City school district financial director Samantha Sandifer said on Wednesday the school district will not ask for additional taxes to support the 2012-2013 budget, remaining in line with sentiments expressed by the school board that members don’t want to increase taxes to support the new school budget.

Currently, school taxes for the Poplarville Special Municipal Separate School District run a total of 57 mills, which will generate about $47 per month from a home valued at $100,000, the finance director said.

Sandifer said a projected half-million-dollar difference in expenses over revenue will be absorbed from a strong fund balance the school board maintains. The school board is hammering out its 2012-2013 new school budget. The school board’s new fiscal year runs from July 1, 2012, to June 30, 2013. Sandifer said the school district right now has a fund balance that is 17 percent of expected revenue and the state requires a seven percent fund balance. She said school board policy is to maintain at least a 15 percent fund balance.

Sandifer outlined a school system that right now seems solid financially with a healthy fund balance, but she pointed out that the system has absorbed, since 2008, an estimated $2 million in state funding cuts and has not increased its millage request for maintenance over the last 10 years.

She said state cuts have impacted the district since state funding, which is called the Mississippi Adequate Education Program, or MAEP, makes up more than 50 percent of Poplarville’s school budget.

Sandifer’s presentation during the public hearing is required by state law and was attended not only by the board, which held a short session, but by about 10 concerned citizens, some of whom asked questions about the budget.

Of the 57 mills currently applied, Sandifer said 54 are dedicated to system maintenance and three mills to the retirement of a bonded indebtedness.

She said that the school board could, by law, request another mill for support, but the board had indicated to her that members wanted to “hold the line” on taxes.

At the last board meeting, member and board vice president Samuel Gentry said he did not want to ask for additional millage right now. He said taxpayers are experiencing hard times, too.

Sandifer said that the board will request $5.1 million in local funding from district taxpayers to support the budget. That request will go into supervisors in July, she said. Supervisors will then apply the millage to collect the taxes.

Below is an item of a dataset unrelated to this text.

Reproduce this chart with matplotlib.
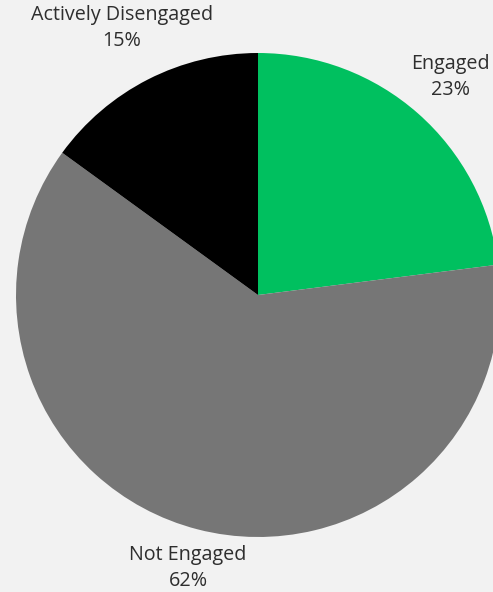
import matplotlib.pyplot as plt

labels = ["Engaged", "Not Engaged", "Actively Disengaged"]
values = [23, 62, 15]
colors = ["#00c05f", "#767676", "#000000"]

# label anchor points in pixel coords (x, y from top)
label_pos = [(450, 77), (188, 568), (122, 28)]

W, H = 493, 592
fig = plt.figure(figsize=(W / 100, H / 100), dpi=100, facecolor="#f2f2f2")
ax = fig.add_axes([0, 0, 1, 1])

ax.pie(values, colors=colors, startangle=90, counterclock=False,
       center=(258, H - 295), radius=242, frame=True,
       wedgeprops=dict(linewidth=0))
ax.set_xlim(0, W)
ax.set_ylim(0, H)
ax.set_aspect("equal")
ax.axis("off")

for lab, v, (x, y) in zip(labels, values, label_pos):
    ax.text(x, H - y, f"{lab}\n{v}%", ha="center", va="center",
            fontsize=14.2, family="Open Sans", color="#2e2e2e",
            linespacing=1.35)

fig.savefig("out.png", dpi=100, facecolor=fig.get_facecolor())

Tax assessor-collector Gary Beech has told supervisors that property values are down, so the same millage applied this year might collect less than what it generated last year.

Total revenue, she said, expected for the new budget is $17.9 million. That amount is made up of $5.1 million generated from local ad valorem taxes, $9.4 million from state funding, $2.8 million from the federal government, and $396,170 from timber sales and hunting leases on 16th section school lands.

She said total expected expenditures will run an estimated $18.3 million. That is made up of $9.6 million for teacher salaries, $7.1 million for support services, $56,615 in 16th section land expenses, $202,629 for facilities and acquisitions, and $177,651 for debt service.

Expenses, she said, are projected to be $425,889 more than projected revenue, which will be made up by dipping into the fund balance.

She told those attending the hearing that the school district’s student population is hovering around 2,000, and that the school system is in solid financial health right now.

Breaking down the revenue portion of the budget, she said 28.83 percent comes from local property taxes, 52.93 percent from state funding, 16.03 percent from federal funds and 2.21 percent from 16th section land revenues.

She said that teacher salaries and benefits make up almost 75 percent of the budget, and that the district will have to spend $200,000 in the new fiscal year to purchase new text books.

The district also will have to absorb an increase in retirement costs, which will rise from 12 to 14 percent this year, said Sandifer.